**Written instruction:**
Which lines contain the word "with"? Return each of them as written.

**Provided data:**
►

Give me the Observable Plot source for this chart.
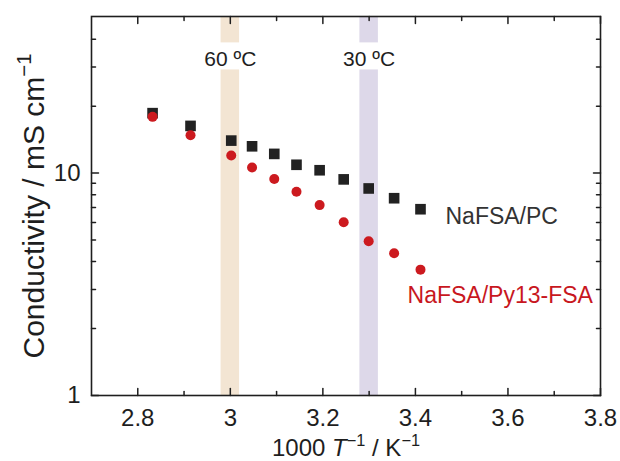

◄
►

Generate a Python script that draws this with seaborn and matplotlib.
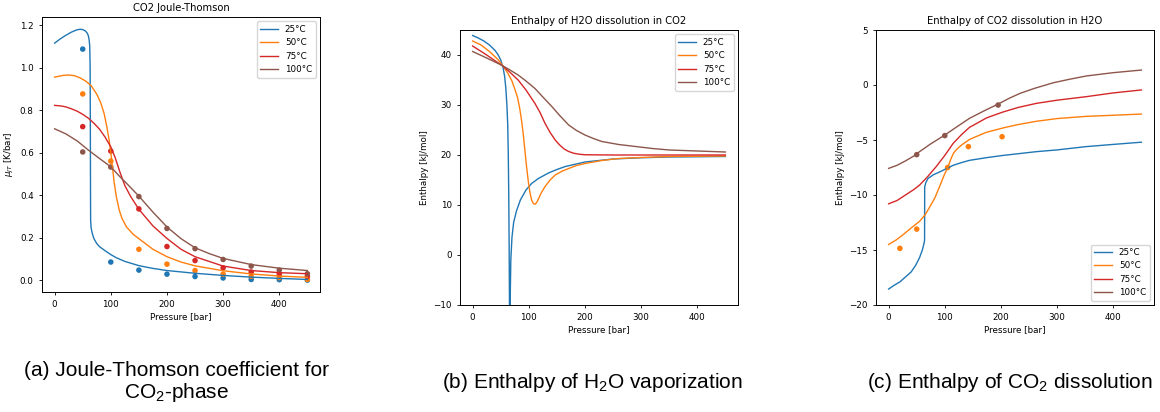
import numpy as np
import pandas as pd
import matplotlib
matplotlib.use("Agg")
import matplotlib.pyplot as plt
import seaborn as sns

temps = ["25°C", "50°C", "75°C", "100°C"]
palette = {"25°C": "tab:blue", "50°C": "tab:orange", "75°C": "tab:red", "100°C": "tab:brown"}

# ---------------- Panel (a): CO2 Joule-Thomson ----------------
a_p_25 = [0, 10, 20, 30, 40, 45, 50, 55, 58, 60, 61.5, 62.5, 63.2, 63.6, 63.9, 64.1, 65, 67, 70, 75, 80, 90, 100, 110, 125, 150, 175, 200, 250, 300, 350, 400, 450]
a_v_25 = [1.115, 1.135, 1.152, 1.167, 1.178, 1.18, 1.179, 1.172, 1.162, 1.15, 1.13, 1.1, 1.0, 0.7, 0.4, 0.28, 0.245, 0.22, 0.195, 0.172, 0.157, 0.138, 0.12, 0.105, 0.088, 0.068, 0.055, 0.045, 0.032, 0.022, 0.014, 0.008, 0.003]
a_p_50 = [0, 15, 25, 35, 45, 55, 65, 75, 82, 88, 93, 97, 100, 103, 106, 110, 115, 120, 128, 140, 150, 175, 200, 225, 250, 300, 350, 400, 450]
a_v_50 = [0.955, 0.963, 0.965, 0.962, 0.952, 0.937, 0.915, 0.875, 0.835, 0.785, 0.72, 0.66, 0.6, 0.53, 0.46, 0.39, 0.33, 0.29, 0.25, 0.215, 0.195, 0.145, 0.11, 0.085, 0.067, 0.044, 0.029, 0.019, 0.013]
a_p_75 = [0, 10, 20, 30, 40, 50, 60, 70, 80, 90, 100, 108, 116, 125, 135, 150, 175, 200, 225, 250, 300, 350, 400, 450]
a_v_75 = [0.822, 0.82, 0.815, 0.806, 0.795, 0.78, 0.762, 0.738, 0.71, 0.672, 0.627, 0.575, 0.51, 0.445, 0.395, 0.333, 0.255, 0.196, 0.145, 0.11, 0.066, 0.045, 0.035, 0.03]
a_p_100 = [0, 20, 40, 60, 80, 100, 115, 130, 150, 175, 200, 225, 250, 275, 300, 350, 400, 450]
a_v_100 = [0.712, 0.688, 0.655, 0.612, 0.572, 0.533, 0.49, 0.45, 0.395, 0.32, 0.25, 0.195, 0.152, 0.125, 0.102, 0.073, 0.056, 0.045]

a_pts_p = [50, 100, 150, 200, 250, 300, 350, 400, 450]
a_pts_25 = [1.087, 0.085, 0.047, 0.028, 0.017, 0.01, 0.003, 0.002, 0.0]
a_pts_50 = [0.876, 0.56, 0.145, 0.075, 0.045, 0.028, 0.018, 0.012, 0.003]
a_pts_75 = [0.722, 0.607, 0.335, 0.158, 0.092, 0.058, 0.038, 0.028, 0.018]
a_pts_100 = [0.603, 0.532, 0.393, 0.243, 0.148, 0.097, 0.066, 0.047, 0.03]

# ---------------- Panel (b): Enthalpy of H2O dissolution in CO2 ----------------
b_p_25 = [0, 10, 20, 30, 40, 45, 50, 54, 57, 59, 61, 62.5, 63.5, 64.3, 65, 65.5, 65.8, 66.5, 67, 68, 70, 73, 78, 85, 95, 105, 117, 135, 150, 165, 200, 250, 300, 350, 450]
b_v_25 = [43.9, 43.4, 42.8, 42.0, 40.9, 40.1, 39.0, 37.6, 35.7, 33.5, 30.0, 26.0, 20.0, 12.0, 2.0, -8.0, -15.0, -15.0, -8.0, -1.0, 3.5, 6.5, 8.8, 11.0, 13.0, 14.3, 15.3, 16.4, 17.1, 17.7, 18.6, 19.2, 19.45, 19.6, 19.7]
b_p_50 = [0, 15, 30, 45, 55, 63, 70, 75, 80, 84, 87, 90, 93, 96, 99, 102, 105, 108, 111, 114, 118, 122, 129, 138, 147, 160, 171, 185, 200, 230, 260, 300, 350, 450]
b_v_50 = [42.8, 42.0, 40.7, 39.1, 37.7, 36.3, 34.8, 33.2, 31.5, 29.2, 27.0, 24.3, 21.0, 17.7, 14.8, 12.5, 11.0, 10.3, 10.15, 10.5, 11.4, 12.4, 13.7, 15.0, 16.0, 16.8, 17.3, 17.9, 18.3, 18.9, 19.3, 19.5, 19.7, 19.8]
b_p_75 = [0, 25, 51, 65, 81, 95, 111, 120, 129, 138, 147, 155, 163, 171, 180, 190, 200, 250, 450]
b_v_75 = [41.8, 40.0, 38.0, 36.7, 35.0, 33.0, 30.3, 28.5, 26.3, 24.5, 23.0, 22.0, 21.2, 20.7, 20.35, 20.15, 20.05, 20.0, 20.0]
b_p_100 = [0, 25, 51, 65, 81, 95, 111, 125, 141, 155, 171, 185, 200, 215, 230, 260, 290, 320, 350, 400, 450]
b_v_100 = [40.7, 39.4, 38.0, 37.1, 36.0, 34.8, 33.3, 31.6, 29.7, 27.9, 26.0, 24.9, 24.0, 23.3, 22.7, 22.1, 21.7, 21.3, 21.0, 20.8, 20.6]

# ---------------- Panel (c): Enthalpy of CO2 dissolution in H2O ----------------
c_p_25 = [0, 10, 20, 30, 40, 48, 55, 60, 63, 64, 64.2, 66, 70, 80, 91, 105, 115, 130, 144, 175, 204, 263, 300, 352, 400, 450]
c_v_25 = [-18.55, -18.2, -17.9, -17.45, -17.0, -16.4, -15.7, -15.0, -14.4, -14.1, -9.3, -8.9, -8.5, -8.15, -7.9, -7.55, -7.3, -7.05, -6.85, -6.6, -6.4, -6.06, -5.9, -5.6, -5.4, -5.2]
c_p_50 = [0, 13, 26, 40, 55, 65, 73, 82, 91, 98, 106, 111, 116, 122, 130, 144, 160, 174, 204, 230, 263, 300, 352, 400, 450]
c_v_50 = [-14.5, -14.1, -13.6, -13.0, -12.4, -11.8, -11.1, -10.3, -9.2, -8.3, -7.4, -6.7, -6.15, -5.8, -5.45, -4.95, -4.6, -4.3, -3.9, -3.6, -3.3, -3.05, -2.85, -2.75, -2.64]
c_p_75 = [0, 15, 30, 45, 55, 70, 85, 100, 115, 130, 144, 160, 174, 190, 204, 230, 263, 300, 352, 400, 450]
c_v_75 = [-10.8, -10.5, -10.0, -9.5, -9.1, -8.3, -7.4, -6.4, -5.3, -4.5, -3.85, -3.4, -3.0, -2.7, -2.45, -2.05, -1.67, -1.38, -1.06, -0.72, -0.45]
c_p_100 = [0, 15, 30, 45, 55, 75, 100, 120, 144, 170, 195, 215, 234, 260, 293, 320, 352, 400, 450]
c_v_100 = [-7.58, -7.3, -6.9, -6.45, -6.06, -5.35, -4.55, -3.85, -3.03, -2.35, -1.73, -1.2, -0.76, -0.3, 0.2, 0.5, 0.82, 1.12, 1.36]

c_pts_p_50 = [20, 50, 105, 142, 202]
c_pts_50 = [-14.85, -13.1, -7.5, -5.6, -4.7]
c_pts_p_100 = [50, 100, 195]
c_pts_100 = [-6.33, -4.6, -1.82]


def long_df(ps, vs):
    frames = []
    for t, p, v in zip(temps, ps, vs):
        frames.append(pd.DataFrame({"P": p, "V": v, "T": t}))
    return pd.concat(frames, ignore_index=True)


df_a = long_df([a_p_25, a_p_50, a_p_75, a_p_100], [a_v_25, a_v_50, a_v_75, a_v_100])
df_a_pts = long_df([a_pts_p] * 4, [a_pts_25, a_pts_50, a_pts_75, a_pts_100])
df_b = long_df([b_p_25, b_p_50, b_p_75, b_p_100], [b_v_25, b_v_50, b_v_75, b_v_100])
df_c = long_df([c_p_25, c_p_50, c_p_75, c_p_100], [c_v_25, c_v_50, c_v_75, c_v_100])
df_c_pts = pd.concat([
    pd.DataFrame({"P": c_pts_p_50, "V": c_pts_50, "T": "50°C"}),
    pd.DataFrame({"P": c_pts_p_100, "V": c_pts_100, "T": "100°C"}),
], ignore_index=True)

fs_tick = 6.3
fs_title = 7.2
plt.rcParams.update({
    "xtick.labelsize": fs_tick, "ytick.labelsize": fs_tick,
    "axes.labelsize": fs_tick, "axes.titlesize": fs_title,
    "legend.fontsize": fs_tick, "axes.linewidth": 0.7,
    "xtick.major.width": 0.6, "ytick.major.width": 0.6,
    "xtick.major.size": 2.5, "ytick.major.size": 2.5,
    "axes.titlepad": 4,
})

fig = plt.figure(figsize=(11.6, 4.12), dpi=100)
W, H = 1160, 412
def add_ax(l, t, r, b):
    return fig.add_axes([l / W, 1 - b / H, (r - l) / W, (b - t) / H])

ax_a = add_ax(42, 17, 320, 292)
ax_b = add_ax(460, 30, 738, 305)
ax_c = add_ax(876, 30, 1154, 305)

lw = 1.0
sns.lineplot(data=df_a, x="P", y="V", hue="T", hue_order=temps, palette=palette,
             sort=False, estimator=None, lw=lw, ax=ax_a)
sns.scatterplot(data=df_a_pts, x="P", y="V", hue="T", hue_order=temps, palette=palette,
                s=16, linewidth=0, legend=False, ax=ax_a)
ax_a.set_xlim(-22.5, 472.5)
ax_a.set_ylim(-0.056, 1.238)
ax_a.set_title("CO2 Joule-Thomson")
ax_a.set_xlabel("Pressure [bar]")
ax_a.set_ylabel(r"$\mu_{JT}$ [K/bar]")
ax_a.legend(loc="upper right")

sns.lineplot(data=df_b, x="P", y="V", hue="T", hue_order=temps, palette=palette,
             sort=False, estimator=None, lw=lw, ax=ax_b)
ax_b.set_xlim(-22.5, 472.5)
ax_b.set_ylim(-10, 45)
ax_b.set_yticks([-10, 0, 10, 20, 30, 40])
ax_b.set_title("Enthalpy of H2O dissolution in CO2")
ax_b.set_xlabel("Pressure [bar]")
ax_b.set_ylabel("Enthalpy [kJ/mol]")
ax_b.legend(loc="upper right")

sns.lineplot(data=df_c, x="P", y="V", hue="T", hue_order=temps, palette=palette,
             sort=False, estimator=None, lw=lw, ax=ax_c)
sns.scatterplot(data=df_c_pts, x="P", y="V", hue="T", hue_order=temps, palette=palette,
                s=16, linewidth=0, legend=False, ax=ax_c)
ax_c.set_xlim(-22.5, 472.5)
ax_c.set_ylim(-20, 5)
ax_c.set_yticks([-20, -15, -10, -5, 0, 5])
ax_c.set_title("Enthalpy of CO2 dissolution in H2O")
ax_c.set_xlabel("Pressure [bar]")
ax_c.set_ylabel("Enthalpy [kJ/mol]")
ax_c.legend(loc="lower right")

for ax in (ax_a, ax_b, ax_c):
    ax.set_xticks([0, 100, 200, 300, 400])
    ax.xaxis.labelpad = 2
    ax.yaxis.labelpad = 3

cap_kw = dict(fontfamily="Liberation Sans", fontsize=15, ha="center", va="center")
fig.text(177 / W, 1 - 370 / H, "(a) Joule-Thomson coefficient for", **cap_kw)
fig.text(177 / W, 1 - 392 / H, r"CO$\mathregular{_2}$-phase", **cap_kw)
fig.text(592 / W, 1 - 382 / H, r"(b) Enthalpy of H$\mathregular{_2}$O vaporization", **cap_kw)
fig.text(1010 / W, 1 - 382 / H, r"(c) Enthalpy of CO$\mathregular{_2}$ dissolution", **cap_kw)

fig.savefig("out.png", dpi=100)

◄
►

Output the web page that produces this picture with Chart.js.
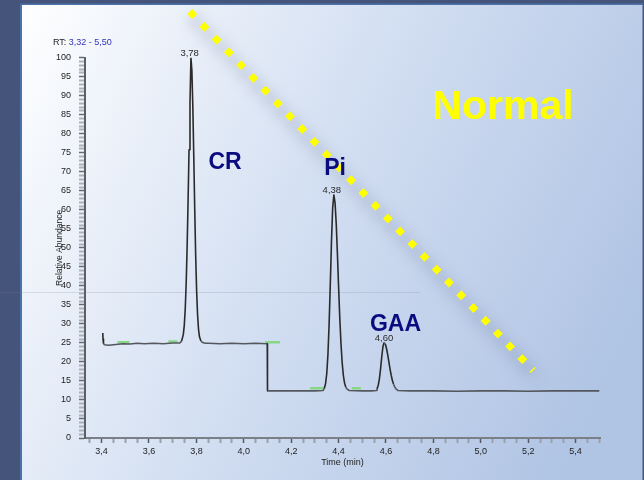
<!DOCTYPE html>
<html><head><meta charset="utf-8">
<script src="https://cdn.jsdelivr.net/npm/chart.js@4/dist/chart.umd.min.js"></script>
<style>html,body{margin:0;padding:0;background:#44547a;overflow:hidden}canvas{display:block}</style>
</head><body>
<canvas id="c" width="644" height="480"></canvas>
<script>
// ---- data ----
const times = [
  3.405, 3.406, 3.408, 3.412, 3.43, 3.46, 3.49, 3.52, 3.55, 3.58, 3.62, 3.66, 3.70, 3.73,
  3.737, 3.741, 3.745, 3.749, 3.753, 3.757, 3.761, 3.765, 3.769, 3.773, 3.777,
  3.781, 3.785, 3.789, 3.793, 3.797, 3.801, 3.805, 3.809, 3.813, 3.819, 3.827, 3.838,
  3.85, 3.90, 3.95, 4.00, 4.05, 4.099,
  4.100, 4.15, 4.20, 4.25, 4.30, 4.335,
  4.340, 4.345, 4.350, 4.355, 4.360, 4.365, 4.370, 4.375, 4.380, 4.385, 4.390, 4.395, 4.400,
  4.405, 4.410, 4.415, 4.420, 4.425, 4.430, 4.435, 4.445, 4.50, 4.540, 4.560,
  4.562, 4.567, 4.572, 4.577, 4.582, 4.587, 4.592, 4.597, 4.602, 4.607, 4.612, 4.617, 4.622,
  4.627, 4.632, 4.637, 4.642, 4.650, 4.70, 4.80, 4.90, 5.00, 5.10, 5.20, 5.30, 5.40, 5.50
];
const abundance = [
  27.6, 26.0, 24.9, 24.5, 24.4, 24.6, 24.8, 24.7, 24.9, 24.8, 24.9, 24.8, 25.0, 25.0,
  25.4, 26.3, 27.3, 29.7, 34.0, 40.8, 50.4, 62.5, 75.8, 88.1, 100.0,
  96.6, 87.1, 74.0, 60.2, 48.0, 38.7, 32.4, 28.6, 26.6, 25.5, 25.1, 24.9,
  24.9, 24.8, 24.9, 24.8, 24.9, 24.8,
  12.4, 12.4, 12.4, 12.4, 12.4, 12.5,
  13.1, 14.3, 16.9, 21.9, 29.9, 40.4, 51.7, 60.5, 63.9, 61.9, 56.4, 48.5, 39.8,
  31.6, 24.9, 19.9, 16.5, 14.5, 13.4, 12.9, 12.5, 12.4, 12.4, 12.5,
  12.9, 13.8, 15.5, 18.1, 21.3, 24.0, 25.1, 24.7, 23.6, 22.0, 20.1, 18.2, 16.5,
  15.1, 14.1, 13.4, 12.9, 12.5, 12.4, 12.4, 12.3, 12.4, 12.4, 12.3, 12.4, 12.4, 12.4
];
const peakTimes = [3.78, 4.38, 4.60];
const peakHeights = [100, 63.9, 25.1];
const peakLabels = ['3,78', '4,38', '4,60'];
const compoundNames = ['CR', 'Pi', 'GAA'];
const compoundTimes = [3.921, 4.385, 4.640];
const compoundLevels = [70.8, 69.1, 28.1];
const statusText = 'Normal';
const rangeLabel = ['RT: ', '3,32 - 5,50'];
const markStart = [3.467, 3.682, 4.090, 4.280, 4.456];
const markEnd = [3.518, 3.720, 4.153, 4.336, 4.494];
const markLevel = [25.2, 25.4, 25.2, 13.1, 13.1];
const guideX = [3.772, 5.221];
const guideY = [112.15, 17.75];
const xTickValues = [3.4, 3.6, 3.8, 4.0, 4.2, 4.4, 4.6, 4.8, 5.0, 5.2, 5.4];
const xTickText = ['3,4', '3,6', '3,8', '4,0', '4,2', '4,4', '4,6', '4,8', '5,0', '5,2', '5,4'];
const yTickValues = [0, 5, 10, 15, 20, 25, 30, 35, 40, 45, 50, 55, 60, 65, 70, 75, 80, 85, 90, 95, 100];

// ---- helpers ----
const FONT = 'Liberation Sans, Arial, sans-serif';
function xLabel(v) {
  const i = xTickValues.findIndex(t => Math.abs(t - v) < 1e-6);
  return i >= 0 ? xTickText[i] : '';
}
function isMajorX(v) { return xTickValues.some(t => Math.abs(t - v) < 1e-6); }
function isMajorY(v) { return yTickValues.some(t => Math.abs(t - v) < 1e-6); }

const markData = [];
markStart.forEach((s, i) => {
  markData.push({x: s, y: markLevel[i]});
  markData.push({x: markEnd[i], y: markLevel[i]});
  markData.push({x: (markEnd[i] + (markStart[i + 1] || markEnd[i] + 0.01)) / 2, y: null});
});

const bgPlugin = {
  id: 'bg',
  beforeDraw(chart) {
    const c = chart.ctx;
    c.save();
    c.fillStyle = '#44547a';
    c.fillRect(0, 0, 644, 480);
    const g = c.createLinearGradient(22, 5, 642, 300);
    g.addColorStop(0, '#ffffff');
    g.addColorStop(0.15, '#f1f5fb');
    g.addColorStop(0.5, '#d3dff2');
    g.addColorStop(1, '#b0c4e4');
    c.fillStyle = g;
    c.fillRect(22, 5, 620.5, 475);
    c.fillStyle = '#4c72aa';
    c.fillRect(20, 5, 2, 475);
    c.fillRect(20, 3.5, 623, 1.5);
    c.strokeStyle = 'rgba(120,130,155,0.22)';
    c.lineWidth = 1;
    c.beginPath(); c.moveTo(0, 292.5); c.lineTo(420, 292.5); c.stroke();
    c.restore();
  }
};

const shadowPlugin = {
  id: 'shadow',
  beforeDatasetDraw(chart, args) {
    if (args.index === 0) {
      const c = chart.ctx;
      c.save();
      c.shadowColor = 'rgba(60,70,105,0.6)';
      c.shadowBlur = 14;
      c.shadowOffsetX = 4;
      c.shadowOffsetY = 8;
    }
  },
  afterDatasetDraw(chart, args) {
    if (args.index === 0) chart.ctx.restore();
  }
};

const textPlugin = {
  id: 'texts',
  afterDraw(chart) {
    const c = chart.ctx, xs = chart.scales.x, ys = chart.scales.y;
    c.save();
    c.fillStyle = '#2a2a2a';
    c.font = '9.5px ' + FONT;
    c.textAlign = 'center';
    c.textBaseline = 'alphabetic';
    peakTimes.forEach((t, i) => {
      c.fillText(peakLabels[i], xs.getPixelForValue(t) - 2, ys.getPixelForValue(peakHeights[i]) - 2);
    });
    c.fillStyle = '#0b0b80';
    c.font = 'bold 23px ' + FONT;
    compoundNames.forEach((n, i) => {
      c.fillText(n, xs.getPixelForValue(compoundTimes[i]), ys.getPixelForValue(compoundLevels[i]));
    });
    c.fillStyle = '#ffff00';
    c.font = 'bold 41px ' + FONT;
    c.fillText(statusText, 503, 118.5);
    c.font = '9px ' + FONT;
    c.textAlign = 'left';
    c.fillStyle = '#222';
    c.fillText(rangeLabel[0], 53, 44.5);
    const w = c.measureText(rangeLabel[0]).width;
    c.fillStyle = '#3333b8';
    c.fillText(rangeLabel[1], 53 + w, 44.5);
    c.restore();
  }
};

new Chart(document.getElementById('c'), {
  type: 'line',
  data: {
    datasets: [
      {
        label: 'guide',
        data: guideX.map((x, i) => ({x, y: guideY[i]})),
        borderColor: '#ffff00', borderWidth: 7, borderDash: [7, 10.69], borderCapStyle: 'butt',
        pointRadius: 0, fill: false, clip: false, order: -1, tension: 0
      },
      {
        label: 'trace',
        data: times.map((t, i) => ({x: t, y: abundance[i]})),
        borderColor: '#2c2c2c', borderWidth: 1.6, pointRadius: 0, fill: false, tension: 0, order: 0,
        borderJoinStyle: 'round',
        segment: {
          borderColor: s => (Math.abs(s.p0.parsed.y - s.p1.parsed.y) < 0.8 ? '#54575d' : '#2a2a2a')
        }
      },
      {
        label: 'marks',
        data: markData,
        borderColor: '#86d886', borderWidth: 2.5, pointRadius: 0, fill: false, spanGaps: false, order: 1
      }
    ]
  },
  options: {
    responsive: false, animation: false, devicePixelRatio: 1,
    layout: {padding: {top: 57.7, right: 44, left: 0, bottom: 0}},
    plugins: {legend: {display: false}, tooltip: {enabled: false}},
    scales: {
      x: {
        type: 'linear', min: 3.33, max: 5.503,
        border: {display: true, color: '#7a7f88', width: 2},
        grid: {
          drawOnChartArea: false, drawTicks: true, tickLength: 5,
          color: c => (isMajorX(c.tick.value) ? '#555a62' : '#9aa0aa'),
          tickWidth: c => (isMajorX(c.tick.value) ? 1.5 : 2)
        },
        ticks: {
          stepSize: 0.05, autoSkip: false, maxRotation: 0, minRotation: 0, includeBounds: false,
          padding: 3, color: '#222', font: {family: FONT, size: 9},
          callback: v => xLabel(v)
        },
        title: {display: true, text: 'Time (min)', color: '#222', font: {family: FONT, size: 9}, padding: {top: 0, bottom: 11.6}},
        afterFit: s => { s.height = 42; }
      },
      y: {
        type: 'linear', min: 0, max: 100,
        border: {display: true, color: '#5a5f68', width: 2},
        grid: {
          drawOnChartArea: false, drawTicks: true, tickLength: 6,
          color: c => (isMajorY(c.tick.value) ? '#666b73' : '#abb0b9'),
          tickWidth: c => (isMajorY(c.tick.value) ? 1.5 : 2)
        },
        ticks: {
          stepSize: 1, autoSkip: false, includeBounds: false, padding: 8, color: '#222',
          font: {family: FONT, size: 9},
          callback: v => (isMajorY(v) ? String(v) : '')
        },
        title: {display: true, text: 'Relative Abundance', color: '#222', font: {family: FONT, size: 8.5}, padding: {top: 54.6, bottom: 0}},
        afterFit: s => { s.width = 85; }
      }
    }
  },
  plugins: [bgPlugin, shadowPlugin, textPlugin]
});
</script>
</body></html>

◄

**Answer for this exercise:**
Generate a Python script that draws this with seaborn and matplotlib.
Output the web page that produces this picture with Chart.js.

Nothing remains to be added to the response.